Fulda. “Nachdem 2010 die Selbstverpflichtungserklärung von Landwirten im Landkreis Fulda abläuft, auf den Anbau von gentechnisch veränderten Organismen (GVO) zu verzichten, muss jetzt eine neue Initiative gestartet werden,” erklärt Helmut Schönberger, Fraktionsvorsitzender der Kreistagsfraktion von Bündnis 90/Die Grünen. Hierzu werden die Grünen in der nächsten Kreistagssitzung einen entsprechender Antrag für den Zeitraum 2011 bis 2013 einbringen: Der Kreistag soll die Bemühungen unterstützen und die Voraussetzungen schaffen, den Landkreis Fulda zur „Gentechnikfreien Anbauregion“ zu deklarieren.
Dass dieses Jahr die umstrittene Genkartoffel Amflora europaweit zugelassen wurde, unterstreiche nur einmal mehr die Notwendigkeit, sich vor Ort gegen die Einführung von GVO zu organisieren.
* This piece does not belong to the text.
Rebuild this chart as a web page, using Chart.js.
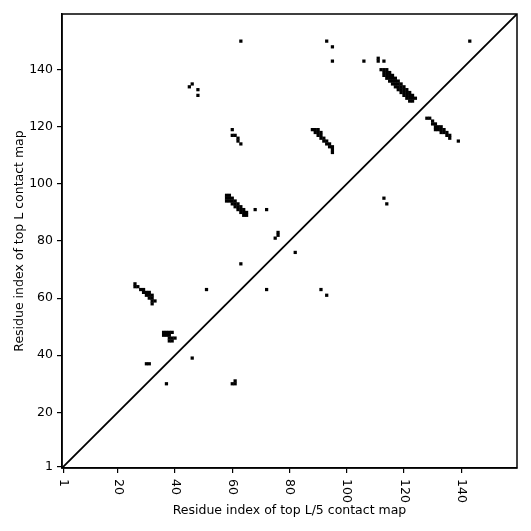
<!DOCTYPE html>
<html>
<head>
<meta charset="utf-8">
<script src="https://cdn.jsdelivr.net/npm/chart.js@4/dist/chart.umd.min.js"></script>
<style>
  body { margin: 0; background: #fff; }
  #wrap { width: 531px; height: 531px; }
</style>
</head>
<body>
<div id="wrap"><canvas id="map" width="531" height="531"></canvas></div>
<script>
// axis range (residues), ticks
const axisMin = 0.5;
const axisMax = 159.5;
const tickValues = [1, 20, 40, 60, 80, 100, 120, 140];

// contact cells above the diagonal [i, j]
const upperCells = [
    [63, 150], [93, 150], [95, 148], [143, 150],
    [95, 143], [106, 143], [111, 143], [111, 144], [113, 143],
    // 112-124 / 129-140 strand pairing
    [112, 140], [113, 140], [113, 139], [113, 138],
    [114, 140], [114, 139], [114, 138], [114, 137],
    [115, 139], [115, 138], [115, 137], [115, 136],
    [116, 138], [116, 137], [116, 136], [116, 135],
    [117, 137], [117, 136], [117, 135], [117, 134],
    [118, 136], [118, 135], [118, 134], [118, 133],
    [119, 135], [119, 134], [119, 133], [119, 132],
    [120, 134], [120, 133], [120, 132], [120, 131],
    [121, 133], [121, 132], [121, 131], [121, 130],
    [122, 132], [122, 131], [122, 130], [122, 129],
    [123, 131], [123, 130], [123, 129], [124, 130],
    // 128-136 / 116-123
    [128, 123], [129, 123], [130, 122], [130, 121], [131, 121], [131, 120], [131, 119],
    [132, 120], [132, 119], [133, 120], [133, 119], [133, 118], [134, 119], [134, 118],
    [135, 118], [135, 117], [136, 117], [136, 116],
    // 88-95 / 111-119
    [88, 119], [89, 119], [89, 118], [90, 119], [90, 118], [90, 117],
    [91, 118], [91, 117], [91, 116], [92, 116], [92, 115], [93, 115], [93, 114],
    [94, 114], [94, 113], [95, 113], [95, 112], [95, 111],
    // 58-65 / 89-96
    [58, 96], [58, 95], [58, 94], [59, 96], [59, 95], [59, 94],
    [60, 95], [60, 94], [60, 93], [61, 94], [61, 93], [61, 92],
    [62, 93], [62, 92], [62, 91], [63, 92], [63, 91], [63, 90],
    [64, 91], [64, 90], [64, 89], [65, 90], [65, 89],
    [68, 91], [72, 91],
    [60, 119], [60, 117], [61, 117], [62, 116], [62, 115], [63, 114],
    [45, 134], [46, 135], [48, 133], [48, 131],
    [76, 83], [76, 82], [75, 81], [63, 72],
    // 26-33 / 58-65
    [26, 65], [26, 64], [27, 64], [28, 63], [29, 63], [29, 62], [30, 62], [31, 62],
    [30, 61], [31, 61], [32, 61], [31, 60], [32, 60], [32, 59], [33, 59], [32, 58],
    [51, 63],
    // 36-40 / 45-48
    [36, 48], [37, 48], [38, 48], [39, 48], [36, 47], [37, 47], [38, 47],
    [38, 46], [39, 46], [40, 46], [38, 45], [39, 45],
    [30, 37], [31, 37]
];

// contact cells below the diagonal
const lowerCells = [
    [37, 30], [46, 39], [60, 30], [61, 30], [61, 31],
    [72, 63], [91, 63], [93, 61], [82, 76],
    [113, 95], [114, 93], [139, 115]
];

const toPoints = (cells) => cells.map(c => ({ x: c[0], y: c[1] }));

const FONT = { family: 'DejaVu Sans', size: 12.5 };

// x tick labels are drawn turned clockwise (reading downwards)
const xLabelsPlugin = {
    id: 'xLabels',
    afterDraw(chart) {
        const { ctx, scales: { x }, chartArea } = chart;
        ctx.save();
        ctx.fillStyle = '#000';
        ctx.font = FONT.size + 'px ' + FONT.family;
        ctx.textAlign = 'left';
        ctx.textBaseline = 'middle';
        tickValues.forEach(v => {
            ctx.save();
            ctx.translate(x.getPixelForValue(v), chartArea.bottom + 11);
            ctx.rotate(Math.PI / 2);
            ctx.fillText(String(v), 0, 0);
            ctx.restore();
        });
        // frame
        ctx.strokeStyle = '#000';
        ctx.lineWidth = 1.5;
        ctx.strokeRect(chartArea.left, chartArea.top, chartArea.right - chartArea.left, chartArea.bottom - chartArea.top);
        ctx.restore();
    }
};

new Chart(document.getElementById('map'), {
    type: 'scatter',
    data: {
        datasets: [
            {
                label: 'diagonal',
                type: 'line',
                data: [{ x: axisMin, y: axisMin }, { x: axisMax, y: axisMax }],
                borderColor: '#000',
                borderWidth: 1.8,
                pointRadius: 0,
                fill: false
            },
            {
                label: 'top L',
                data: toPoints(upperCells),
                pointStyle: 'rect',
                pointRadius: 2.3,
                borderWidth: 0,
                backgroundColor: '#000'
            },
            {
                label: 'top L/5',
                data: toPoints(lowerCells),
                pointStyle: 'rect',
                pointRadius: 2.3,
                borderWidth: 0,
                backgroundColor: '#000'
            }
        ]
    },
    options: {
        responsive: false,
        animation: false,
        layout: { padding: { top: 14, right: 14, left: 0, bottom: 0 } },
        plugins: { legend: { display: false }, tooltip: { enabled: false } },
        scales: {
            x: {
                type: 'linear',
                min: axisMin,
                max: axisMax,
                afterBuildTicks: s => { s.ticks = tickValues.map(v => ({ value: v })); },
                afterFit: s => { s.height = 63; },
                ticks: { color: 'rgba(0,0,0,0)', font: FONT, maxRotation: 0, autoSkip: false },
                grid: { drawOnChartArea: false, drawTicks: true, tickLength: 5, color: '#000', lineWidth: 1.2 },
                border: { display: true, color: '#000', width: 1.5 },
                title: {
                    display: true,
                    text: 'Residue index of top L/5 contact map',
                    color: '#000',
                    font: FONT,
                    padding: { top: 0, bottom: 13 }
                }
            },
            y: {
                type: 'linear',
                min: axisMin,
                max: axisMax,
                afterBuildTicks: s => { s.ticks = tickValues.map(v => ({ value: v })); },
                afterFit: s => { s.width = 62; },
                ticks: { color: '#000', font: FONT, padding: 4, autoSkip: false },
                grid: { drawOnChartArea: false, drawTicks: true, tickLength: 5, color: '#000', lineWidth: 1.2 },
                border: { display: true, color: '#000', width: 1.5 },
                title: {
                    display: true,
                    text: 'Residue index of top L contact map',
                    color: '#000',
                    font: FONT,
                    padding: { top: 12, bottom: 0 }
                }
            }
        }
    },
    plugins: [xLabelsPlugin]
});
</script>
</body>
</html>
Die Einführung widerspreche außerdem dem EU-Recht selbst: Amflora trage ein Gen in sich, das Organismen gegen die Antibiotika Kanamycin und Neomycin resistent mache. Diese Antibiotika werden laut Weltgesundheitsorganisation (WHO) unter anderem zur Bekämpfung von Tuberkulose eingesetzt. Laut EU-Freisetzungs-Richtlinie dürften Gentech – Pflanzen mit Resistenz – Genen gegen Antibiotika, die therapeutisch relevant sind, weder vermarktet noch freigesetzt werden. Luxemburg, Österreich und Ungarn klagten übrigens gegen die Freisetzung der Kartoffel vor dem Europäischen Gerichtshof.
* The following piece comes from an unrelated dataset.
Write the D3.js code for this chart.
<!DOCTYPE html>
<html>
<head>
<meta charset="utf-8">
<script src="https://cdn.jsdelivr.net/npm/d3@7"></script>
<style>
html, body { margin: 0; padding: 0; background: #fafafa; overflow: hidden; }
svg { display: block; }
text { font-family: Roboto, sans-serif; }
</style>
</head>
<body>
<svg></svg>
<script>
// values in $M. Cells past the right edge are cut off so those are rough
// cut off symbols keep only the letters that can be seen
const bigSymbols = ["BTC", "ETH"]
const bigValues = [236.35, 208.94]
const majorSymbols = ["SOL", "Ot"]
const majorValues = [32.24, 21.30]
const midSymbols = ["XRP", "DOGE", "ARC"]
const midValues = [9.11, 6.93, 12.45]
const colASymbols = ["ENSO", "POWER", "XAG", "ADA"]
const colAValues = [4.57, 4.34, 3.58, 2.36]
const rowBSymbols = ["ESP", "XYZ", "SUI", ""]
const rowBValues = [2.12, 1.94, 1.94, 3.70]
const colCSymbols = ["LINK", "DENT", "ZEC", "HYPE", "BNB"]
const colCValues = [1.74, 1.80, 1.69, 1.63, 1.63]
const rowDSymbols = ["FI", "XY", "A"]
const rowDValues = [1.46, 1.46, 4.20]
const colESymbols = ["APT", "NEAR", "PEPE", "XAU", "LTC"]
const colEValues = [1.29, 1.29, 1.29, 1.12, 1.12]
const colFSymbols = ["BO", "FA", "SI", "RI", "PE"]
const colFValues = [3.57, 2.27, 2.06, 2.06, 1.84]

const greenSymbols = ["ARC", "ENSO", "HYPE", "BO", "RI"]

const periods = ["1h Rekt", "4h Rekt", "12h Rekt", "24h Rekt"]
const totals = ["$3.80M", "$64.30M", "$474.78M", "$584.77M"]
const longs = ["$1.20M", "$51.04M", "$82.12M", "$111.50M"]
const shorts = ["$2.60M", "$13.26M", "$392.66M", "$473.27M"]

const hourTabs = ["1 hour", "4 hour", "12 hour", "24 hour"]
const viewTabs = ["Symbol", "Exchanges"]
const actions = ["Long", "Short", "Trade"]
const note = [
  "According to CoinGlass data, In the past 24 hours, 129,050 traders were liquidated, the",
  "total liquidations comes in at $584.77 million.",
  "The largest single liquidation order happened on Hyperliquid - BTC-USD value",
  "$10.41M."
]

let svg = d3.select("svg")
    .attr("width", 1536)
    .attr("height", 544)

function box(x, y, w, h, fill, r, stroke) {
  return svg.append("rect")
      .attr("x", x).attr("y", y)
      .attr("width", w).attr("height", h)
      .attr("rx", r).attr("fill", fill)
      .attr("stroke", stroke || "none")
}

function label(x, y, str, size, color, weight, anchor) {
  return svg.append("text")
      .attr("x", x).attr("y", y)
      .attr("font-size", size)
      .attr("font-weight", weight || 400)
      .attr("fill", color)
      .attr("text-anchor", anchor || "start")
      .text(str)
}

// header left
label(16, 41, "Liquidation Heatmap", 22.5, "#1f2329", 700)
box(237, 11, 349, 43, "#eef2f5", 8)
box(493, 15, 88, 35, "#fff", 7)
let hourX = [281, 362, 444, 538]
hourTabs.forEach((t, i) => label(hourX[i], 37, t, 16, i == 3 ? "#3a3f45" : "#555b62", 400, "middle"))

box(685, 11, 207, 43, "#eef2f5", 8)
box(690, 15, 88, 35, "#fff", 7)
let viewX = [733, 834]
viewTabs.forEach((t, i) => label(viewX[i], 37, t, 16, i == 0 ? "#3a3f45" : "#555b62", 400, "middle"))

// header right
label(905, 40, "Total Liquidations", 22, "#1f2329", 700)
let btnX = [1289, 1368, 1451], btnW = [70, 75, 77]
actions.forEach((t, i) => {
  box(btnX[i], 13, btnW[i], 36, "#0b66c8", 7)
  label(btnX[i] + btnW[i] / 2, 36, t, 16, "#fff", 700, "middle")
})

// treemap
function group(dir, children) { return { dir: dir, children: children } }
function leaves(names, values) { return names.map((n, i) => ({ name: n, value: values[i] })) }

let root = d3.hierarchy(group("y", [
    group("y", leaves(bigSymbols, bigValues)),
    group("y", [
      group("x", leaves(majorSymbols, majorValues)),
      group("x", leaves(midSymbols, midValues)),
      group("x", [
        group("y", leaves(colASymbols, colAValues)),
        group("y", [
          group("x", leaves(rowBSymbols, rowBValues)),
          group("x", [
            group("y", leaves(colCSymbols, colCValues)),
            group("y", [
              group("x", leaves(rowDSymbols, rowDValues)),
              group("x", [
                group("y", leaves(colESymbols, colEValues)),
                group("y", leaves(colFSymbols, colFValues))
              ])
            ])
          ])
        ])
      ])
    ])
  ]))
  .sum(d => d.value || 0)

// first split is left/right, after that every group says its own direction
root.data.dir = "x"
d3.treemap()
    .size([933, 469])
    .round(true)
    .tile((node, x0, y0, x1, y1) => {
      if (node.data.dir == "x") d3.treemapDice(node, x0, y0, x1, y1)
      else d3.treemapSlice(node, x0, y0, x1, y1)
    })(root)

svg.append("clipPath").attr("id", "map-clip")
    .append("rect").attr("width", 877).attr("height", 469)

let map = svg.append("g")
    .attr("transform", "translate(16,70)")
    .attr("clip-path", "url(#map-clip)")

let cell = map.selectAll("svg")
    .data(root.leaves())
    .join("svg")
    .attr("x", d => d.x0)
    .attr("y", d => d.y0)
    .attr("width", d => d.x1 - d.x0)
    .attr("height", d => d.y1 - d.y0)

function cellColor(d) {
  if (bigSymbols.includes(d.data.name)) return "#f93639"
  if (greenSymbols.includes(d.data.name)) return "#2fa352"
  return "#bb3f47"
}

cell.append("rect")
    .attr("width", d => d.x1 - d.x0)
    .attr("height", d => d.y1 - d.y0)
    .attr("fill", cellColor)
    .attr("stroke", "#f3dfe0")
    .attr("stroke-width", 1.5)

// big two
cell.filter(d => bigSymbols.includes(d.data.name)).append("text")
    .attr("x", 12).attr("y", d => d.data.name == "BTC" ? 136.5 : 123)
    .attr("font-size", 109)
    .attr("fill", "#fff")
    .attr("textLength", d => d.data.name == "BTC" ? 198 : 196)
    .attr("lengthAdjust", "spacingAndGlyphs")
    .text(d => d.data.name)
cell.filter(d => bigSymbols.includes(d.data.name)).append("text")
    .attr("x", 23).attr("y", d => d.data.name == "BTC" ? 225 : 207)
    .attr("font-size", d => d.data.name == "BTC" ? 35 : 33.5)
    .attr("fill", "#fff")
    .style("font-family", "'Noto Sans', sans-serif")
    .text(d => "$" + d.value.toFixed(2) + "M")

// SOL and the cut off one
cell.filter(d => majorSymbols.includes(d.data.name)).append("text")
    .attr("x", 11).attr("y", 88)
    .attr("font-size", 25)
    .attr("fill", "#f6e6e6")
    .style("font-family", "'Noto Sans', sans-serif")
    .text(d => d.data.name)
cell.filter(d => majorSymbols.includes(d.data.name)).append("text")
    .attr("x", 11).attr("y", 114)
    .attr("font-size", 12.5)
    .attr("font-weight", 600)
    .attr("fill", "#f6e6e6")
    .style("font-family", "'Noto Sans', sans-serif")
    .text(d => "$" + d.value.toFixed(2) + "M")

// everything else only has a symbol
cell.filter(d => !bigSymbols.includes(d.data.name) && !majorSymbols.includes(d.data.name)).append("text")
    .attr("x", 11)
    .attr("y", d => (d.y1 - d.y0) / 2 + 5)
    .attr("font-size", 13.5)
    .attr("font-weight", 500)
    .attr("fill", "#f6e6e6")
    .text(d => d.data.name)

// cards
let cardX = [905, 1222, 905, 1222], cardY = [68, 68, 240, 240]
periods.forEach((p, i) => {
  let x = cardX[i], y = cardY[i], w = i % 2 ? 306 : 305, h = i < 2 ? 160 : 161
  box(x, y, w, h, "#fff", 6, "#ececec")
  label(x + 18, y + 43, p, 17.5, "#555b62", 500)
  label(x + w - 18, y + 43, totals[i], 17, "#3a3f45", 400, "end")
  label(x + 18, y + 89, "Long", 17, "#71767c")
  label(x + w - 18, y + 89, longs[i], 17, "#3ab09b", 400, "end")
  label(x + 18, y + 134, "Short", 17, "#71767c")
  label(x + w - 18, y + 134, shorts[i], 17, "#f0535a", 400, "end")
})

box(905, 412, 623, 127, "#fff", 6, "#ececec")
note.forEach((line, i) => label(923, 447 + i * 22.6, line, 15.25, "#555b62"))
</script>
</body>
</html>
„Im September sind in Schweden durch „menschliches Versagen“, d.h. schlichtes Vertauschen der Pflanztöpfe, die nicht zugelassene Gen-Kartoffel Amadea mit Amflora verwechselt und von einer BASF-Tochter ins Freiland ausgebracht worden. Dieser Vorfall hätte auch mit noch „gefährlicherem Material“ passieren können und zeigt, dass Gentechnik einfach nicht beherrschbar sind“, warnt der Grüne. Weitere schwerwiegende Argumente gegen den Anbau von Amflora sind, dass beim Anbau eine Verunreinigung der Lebens- und Futtermittelkette stattfinde, für die es keine Zulassung gebe. Eine striktere Trennung von Gentech-Stärke und Speisekartoffeln sei nicht möglich. Amflora für industrielle Zwecke sei nichts Innovatives, sondern ein alter Hut aus der Gentech – Mottenkiste. Inzwischen gebe es schon längst gentechnikfreie Kartoffel-Alternativen. “Wir sind über den Einsatz von Gentechnik in der Landwirtschaft sehr besorgt und müssen uns deshalb vor Ort gegen eine Entwicklung wehren, die langfristig zum Ruin unserer bäuerlichen Landwirtschaft führen wird,” fordert Helmut Schönberger die regionalen Akteure auf: “Global denken – lokal handeln!”
Weltweit führe überall dort, wo GVO in der Landwirtschaft eingesetzt wurden, dies bald bei den Landwirten zu Frustration und zu massiven Existenznöten. Die Versprechen von höherer Produktivität und geringeren Kosten träten nicht ein. Die Folgen seien ein massiver Einsatz von Gift, in Indien z.B. sei der Ertrag der Baumwolle immens gesunken, ein Ansteigen der Selbstmordrate sei die Folge gewesen, in Südamerika beim Soja-Anbau sei der Einsatz von Unkrautvernichtungsmitteln drastisch erhöht worden, so Schönberger. Die einzigen, die daran verdienten seien die Konzerne, die das Saatgut und die zugehörigen Spritzmittel für teures Geld den nun in Abhängigkeit stehenden Bauern verkauften. Ähnlich sei es mit der Zucht von „Hochleistungstieren“ mit Hilfe von GVO. Ganz zu schweigen von den monokulturell bewirtschafteten Böden, in die jetzt auch noch unkontrollierbare GVO eingebracht werde. Die große Mehrheit der Bevölkerung, die leider keine Lobby in Brüssel hat, lehne Gentechnik in Lebensmitteln ab.